Anxiety Reconsidered

Anxiety is defined as a feeling of nervousness, worry or unease. Anxiety is so common that in many cases it could be considered normal. However, when it becomes exaggerated, it is problematic. It interferes with social interaction, sometimes to the point of being disabling. Anxiety is often described with terms such as generalized anxiety, social anxiety, phobias, obsessive compulsive disorder and PTSD. Anxious dogs exhibit drooling, panting, withdrawal, fearfulness, excessive vocalization, destructive behavior and , in extreme cases, vomiting and diarrhea.

Historically, treatment of anxiety has involved drugs which effect the neurotransmitters, serotonin and dopamine. Drugs such as Prozac and other selective serotonin re-uptake inhibitors were the common form of treatment. These drugs were considered to be about 60% effective. Recently, the neurotransmitters, glutamate and gaba, have received increased attention.
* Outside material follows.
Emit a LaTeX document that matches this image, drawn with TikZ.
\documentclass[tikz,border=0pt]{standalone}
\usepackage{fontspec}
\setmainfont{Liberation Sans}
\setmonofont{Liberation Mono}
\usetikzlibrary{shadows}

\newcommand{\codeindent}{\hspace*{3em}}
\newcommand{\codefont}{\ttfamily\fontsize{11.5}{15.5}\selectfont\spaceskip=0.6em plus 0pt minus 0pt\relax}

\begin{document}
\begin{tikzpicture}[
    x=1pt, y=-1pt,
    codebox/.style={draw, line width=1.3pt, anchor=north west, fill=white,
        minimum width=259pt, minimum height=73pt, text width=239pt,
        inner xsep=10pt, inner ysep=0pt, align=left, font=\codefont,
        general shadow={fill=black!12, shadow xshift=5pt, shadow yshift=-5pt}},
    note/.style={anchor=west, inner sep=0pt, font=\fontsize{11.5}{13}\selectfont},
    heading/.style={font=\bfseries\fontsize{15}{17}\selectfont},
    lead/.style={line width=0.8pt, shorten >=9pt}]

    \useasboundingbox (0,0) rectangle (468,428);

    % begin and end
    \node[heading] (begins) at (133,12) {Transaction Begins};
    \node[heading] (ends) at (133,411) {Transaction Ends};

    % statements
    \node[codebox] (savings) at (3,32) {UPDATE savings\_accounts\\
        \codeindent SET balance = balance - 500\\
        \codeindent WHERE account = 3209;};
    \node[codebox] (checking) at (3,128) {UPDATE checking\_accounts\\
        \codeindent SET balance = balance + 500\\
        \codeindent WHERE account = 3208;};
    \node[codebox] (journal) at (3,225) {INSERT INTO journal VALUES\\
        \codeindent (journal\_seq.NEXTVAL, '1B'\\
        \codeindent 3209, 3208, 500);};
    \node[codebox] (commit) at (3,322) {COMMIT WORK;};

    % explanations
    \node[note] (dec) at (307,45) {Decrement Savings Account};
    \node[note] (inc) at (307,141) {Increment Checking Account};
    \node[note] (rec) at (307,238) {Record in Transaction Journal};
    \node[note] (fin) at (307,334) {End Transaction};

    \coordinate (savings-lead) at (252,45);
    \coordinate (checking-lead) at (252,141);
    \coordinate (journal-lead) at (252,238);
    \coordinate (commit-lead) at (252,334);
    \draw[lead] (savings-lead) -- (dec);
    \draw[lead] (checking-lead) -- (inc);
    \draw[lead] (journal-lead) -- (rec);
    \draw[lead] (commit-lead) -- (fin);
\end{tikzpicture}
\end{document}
Glutamate is the principal excitatory neurotransmitter. Gaba is the principal inhibitory transmitter. Many studies have demonstrated the role of glutamate and gaba in many diseases, including anxiety.

In the nervous system, a delicate balance between glutamate and gaba is maintained. Any imbalance between the two will have profound effects on the body. Imbalance can occur for many reasons. The key point is that too much glutamate or too little gaba will be problematic. There are drugs, such as diazepam and memantine, which effect glutamate and gaba ; however, side effects limit the use of such drugs.
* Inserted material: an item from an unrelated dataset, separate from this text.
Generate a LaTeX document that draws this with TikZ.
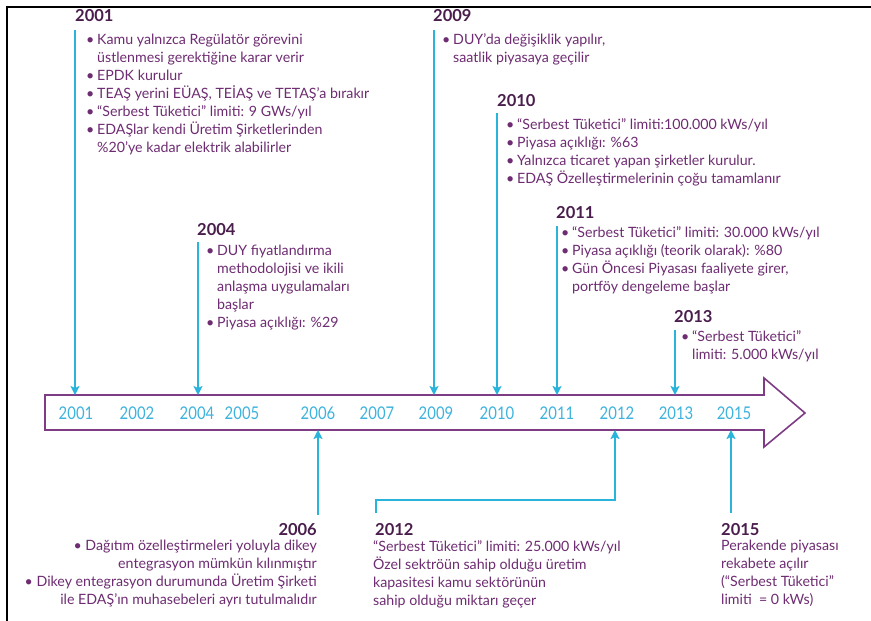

Functional treatment of anxiety disorders has two components. There are nutritional supplements which effect the glutamate/ gaba balance. Magnesium, taurine, n-acetyl-cysteine, valerian, rhodiola, and passionflower are the most commonly used. In addition, it is often necessary to restrict the amount of glutamate in the diet. This is done by adopting the G.A.R.D. diet ( glutamate aspartate restricted diet). Behavior modification is also useful, but unlikely to be effective without restoring the glutamate/ gaba balance. Anxiety, in all its forms, is the most common behavior problem in dogs. Hopefully, appreciation of the importance of glutamate and gaba will result in more efficacious treatment.